Another aspect of enlightened self-interest among editors and proprietors is that they have learned that a journalist from a minority background can provide specialised knowledge outside the range of people from white middle-class homes. Such knowledge can be invaluable in coming to grips with some of the most inflammatory stories affecting the local or national community at a time when racial and religious conflict is simmering globally, and has already risen to the surface in some of the towns served by the newspapers surveyed, such as Burnley and Oldham. Newsroom executives are often reluctant to recognise the knowledge that individual reporters and sub-editors bring to the job from their education and outside interests, often fearing a challenge to their own prejudices by junior staff better informed than themselves. They will ignore the facts and opinions brought in by the men and women from their minorities at their peril.


Falling into the trap

Sensibly, though, the attitudes revealed by the survey emphasise that minority reporters should not be restricted to work in the ghetto, and that majority-ethnic reporters should not be kept away from stories which require sensitivity to issues that involve the various minority groups. One editor tells how his paper was misled about a dispute involving the local Hindu community, despite the fact that the sole reporter with an Asian background had been allocated the story. The reporter did not, it transpired, know enough about differences of opinion among Hindus. “Our editing process had fallen completely into the trap of tokenism,” the editor said, ruefully. “We had assumed that our responsibility to reflect ethniccommunity issues was taken care of by the fact we had an Asian reporter. What it showed was that the responsibility goes a lot further: every news editor, sub and photographer needs a much deeper level of understanding of different communities.”

So lessons are being learned and editors appear unanimous in wanting to hire bright entrants from the ethnic minorities. They have reason to envy the broadcast media, which have shown a determination to raise the status and prominence of ethnic-minority staff after having realised they were losing significant parts of their audience. The BBC, famously denounced by then director-general Greg Dyke in 2000 for being “hideously white”, achieved this January its initial target of 10 per cent of staff and 4 per cent of senior management from minority-ethnic communities. For 2007 the target is 12.5 per cent of all staff and 7 per cent of senior management.
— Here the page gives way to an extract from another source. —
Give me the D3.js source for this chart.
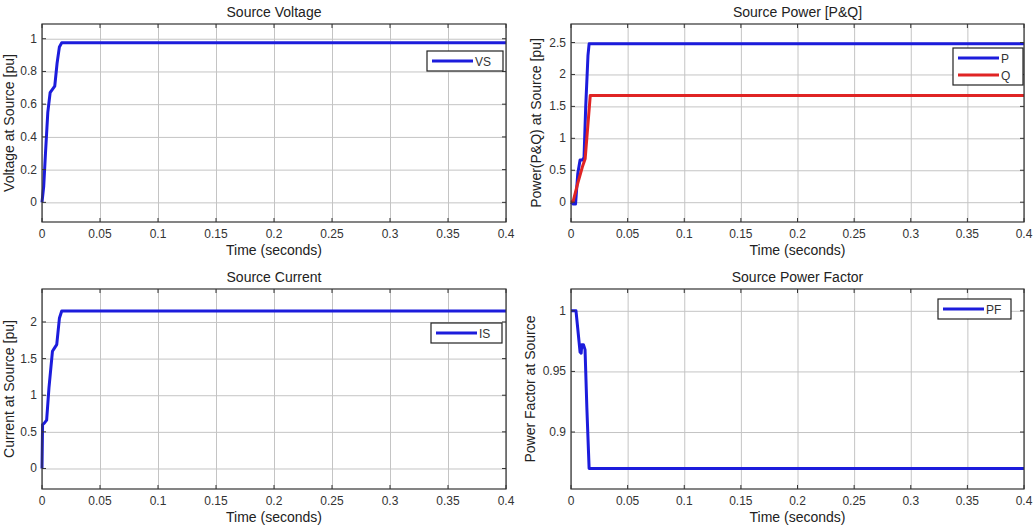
<!DOCTYPE html>
<html>
<head>
<meta charset="utf-8">
<script src="https://cdn.jsdelivr.net/npm/d3@7"></script>
<style>
  body { margin: 0; background: #fff; }
  svg { font-family: "Liberation Sans", Arial, sans-serif; }
  .grid line { stroke: #c4c4c4; stroke-width: 1; }
  .grid path { display: none; }
  .tick-lbl text { fill: #333; font-size: 12px; }
</style>
</head>
<body>
<div id="chart"></div>
<script>

// time axis ticks shared by all four plots
const timeTicks = [0, 0.05, 0.1, 0.15, 0.2, 0.25, 0.3, 0.35, 0.4]

// source voltage
const vsTime = [0, 0.0015, 0.003, 0.005, 0.007, 0.009, 0.011, 0.013, 0.015, 0.017, 0.4]
const vsVals = [0, 0.1, 0.3, 0.55, 0.67, 0.69, 0.71, 0.85, 0.95, 0.975, 0.975]

// source power P and Q
const pTime = [0, 0.002, 0.004, 0.006, 0.008, 0.010, 0.0115, 0.013, 0.015, 0.016, 0.4]
const pVals = [0, -0.03, -0.03, 0.45, 0.66, 0.66, 0.70, 1.5, 2.3, 2.48, 2.48]
const qTime = [0, 0.002, 0.006, 0.010, 0.0125, 0.017, 0.4]
const qVals = [0, 0.02, 0.3, 0.55, 0.68, 1.67, 1.67]

// source current
const isTime = [0, 0.0005, 0.002, 0.004, 0.006, 0.009, 0.011, 0.0127, 0.015, 0.017, 0.4]
const isVals = [0, 0.6, 0.62, 0.66, 1.1, 1.6, 1.65, 1.69, 2.05, 2.15, 2.15]

// source power factor
const pfTime = [0, 0.0044, 0.006, 0.008, 0.009, 0.0095, 0.011, 0.0124, 0.014, 0.016, 0.4]
const pfVals = [1, 1, 0.985, 0.966, 0.965, 0.972, 0.972, 0.968, 0.92, 0.87, 0.87]

const vTicks = [0, 0.2, 0.4, 0.6, 0.8, 1]
const pqTicks = [0, 0.5, 1, 1.5, 2, 2.5]
const iTicks = [0, 0.5, 1, 1.5, 2]
const pfTicks = [0.9, 0.95, 1]

const BLUE = "#1c1cdc", RED = "#e02424"

const svg = d3.select("#chart").append("svg")
    .attr("width", 1034)
    .attr("height", 527)

function zip(t, v) { return t.map((d, i) => ({ t: d, v: v[i] })) }

function panel(cfg) {
    const w = cfg.right - cfg.left, h = cfg.bottom - cfg.top
    const g = svg.append("g").attr("transform", `translate(${cfg.left},${cfg.top})`)

    let x = d3.scaleLinear().domain([0, 0.4]).range([0, w])
    let y = d3.scaleLinear().domain(cfg.yDomain).range([h, 0])

    // grid
    g.append("g").attr("class", "grid")
        .attr("transform", `translate(0,${h})`)
        .call(d3.axisBottom(x).tickValues(timeTicks).tickSize(-h).tickFormat(""))
    g.append("g").attr("class", "grid")
        .call(d3.axisLeft(y).tickValues(cfg.yTicks).tickSize(-w).tickFormat(""))

    // lines
    const line = d3.line().x(d => x(d.t)).y(d => y(d.v))
    cfg.series.forEach(s => {
        g.append("path")
            .datum(zip(s.t, s.v))
            .attr("fill", "none")
            .attr("stroke", s.color)
            .attr("stroke-width", 3)
            .attr("stroke-linejoin", "round")
            .attr("d", line)
    })

    // box
    g.append("rect").attr("width", w).attr("height", h)
        .attr("fill", "none").attr("stroke", "#333").attr("stroke-width", 1.2)

    // inward ticks on all sides
    const tk = 4
    timeTicks.forEach(t => {
        g.append("line").attr("x1", x(t)).attr("x2", x(t)).attr("y1", h).attr("y2", h - tk).attr("stroke", "#333")
        g.append("line").attr("x1", x(t)).attr("x2", x(t)).attr("y1", 0).attr("y2", tk).attr("stroke", "#333")
    })
    cfg.yTicks.forEach(v => {
        g.append("line").attr("x1", 0).attr("x2", tk).attr("y1", y(v)).attr("y2", y(v)).attr("stroke", "#333")
        g.append("line").attr("x1", w).attr("x2", w - tk).attr("y1", y(v)).attr("y2", y(v)).attr("stroke", "#333")
    })

    // tick labels
    const lx = g.append("g").attr("class", "tick-lbl")
    lx.selectAll(".xl").data(timeTicks).join("text")
        .attr("x", d => x(d)).attr("y", h + 16)
        .attr("text-anchor", "middle")
        .text(d => d3.format("~g")(d))
    lx.selectAll(".yl").data(cfg.yTicks).join("text")
        .attr("x", -5).attr("y", d => y(d) + 4)
        .attr("text-anchor", "end")
        .text(d => d3.format("~g")(d))

    // titles
    g.append("text").attr("x", w / 2).attr("y", -7)
        .attr("text-anchor", "middle").attr("font-size", 14).attr("fill", "#222")
        .text(cfg.title)
    g.append("text").attr("x", w / 2).attr("y", h + 33)
        .attr("text-anchor", "middle").attr("font-size", 14).attr("fill", "#222")
        .text("Time (seconds)")
    g.append("text")
        .attr("transform", `translate(${cfg.yLabelX},${h / 2}) rotate(-90)`)
        .attr("text-anchor", "middle").attr("font-size", 14).attr("fill", "#222")
        .text(cfg.yLabel)

    // legend
    const lg = g.append("g").attr("transform", `translate(${cfg.legend[0] - cfg.left},${cfg.legend[1] - cfg.top})`)
    const lw = cfg.legendW, rowH = 17
    lg.append("rect").attr("width", lw).attr("height", rowH * cfg.series.length + 3)
        .attr("fill", "#fff").attr("stroke", "#222").attr("stroke-width", 1.2)
    cfg.series.forEach((s, i) => {
        const cy = 10 + i * rowH
        lg.append("line").attr("x1", 5).attr("x2", 46).attr("y1", cy).attr("y2", cy)
            .attr("stroke", s.color).attr("stroke-width", 3)
        lg.append("text").attr("x", 48).attr("y", cy + 4.5).attr("font-size", 12).attr("fill", "#333")
            .text(s.name)
    })
}

panel({
    left: 42, top: 24, right: 506, bottom: 222,
    yDomain: [-0.12, 1.09], yTicks: vTicks,
    title: "Source Voltage", yLabel: "Voltage at Source [pu]", yLabelX: -28,
    legend: [427, 51], legendW: 76,
    series: [{ name: "VS", t: vsTime, v: vsVals, color: BLUE }]
})

panel({
    left: 571, top: 24, right: 1024, bottom: 222,
    yDomain: [-0.31, 2.79], yTicks: pqTicks,
    title: "Source Power [P&Q]", yLabel: "Power(P&Q) at Source [pu]", yLabelX: -30,
    legend: [953, 48], legendW: 70,
    series: [
        { name: "P", t: pTime, v: pVals, color: BLUE },
        { name: "Q", t: qTime, v: qVals, color: RED }
    ]
})

panel({
    left: 42, top: 289, right: 506, bottom: 489,
    yDomain: [-0.28, 2.45], yTicks: iTicks,
    title: "Source Current", yLabel: "Current at Source [pu]", yLabelX: -28,
    legend: [431, 323], legendW: 71,
    series: [{ name: "IS", t: isTime, v: isVals, color: BLUE }]
})

panel({
    left: 571, top: 289, right: 1024, bottom: 489,
    yDomain: [0.853, 1.018], yTicks: pfTicks,
    title: "Source Power Factor", yLabel: "Power Factor at Source", yLabelX: -36,
    legend: [938, 299], legendW: 73,
    series: [{ name: "PF", t: pfTime, v: pfVals, color: BLUE }]
})

</script>
</body>
</html>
But the largest problem facing recruiters to newspapers, far greater than experienced by broadcasters, is a desperate shortage of aspirant journalists. Nick Carter, editor of the Leicester Mercury, commented: “The Asian community doesn't see journalism jobs as sexy compared with traditional favourites such as accountants, doctors and dentists, and other potentially high-earning jobs. We need to show that we offer attractive and stimulating career opportunities.” Chris Daggett, editor of the Burnley Express, reported that school children, when asked why they did not apply for jobs, showed themselves hostile to the national press, describing it as Islamophobic: “They are anti-media, particularly the Daily Express, which they see as hostile with all its asylum coverage.”

As Nick Carter observed, there are reasons for the dearth of young minority-ethnic trainees other than newspapers that blatantly pander to racial prejudice. When Anila Baig, now a Sun feature writer, told her Muslim family that she wanted to be a journalist, her father replied: “Fine. That will be a great hobby.” No, she persisted, she wanted to follow journalism as a profession. “Surely,” her father protested, “you can first qualify as a doctor and then be a health reporter?” Old traditions die hard, but it is the responsibility of the press to enhance its tawdry image so that minority-ethnic groups will no longer feel that journalism is a second-class trade.

Currently the SoE training committee is collecting information on ethnic-minority recruitment to journalism courses, which now provide a large proportion of those entering print journalism. Meanwhile, the report — and the pleas of the editors who contributed to it — shows the daunting scale of a problem that will have to be solved if newspapers are to reflect the reality of the communities they seek to serve and represent.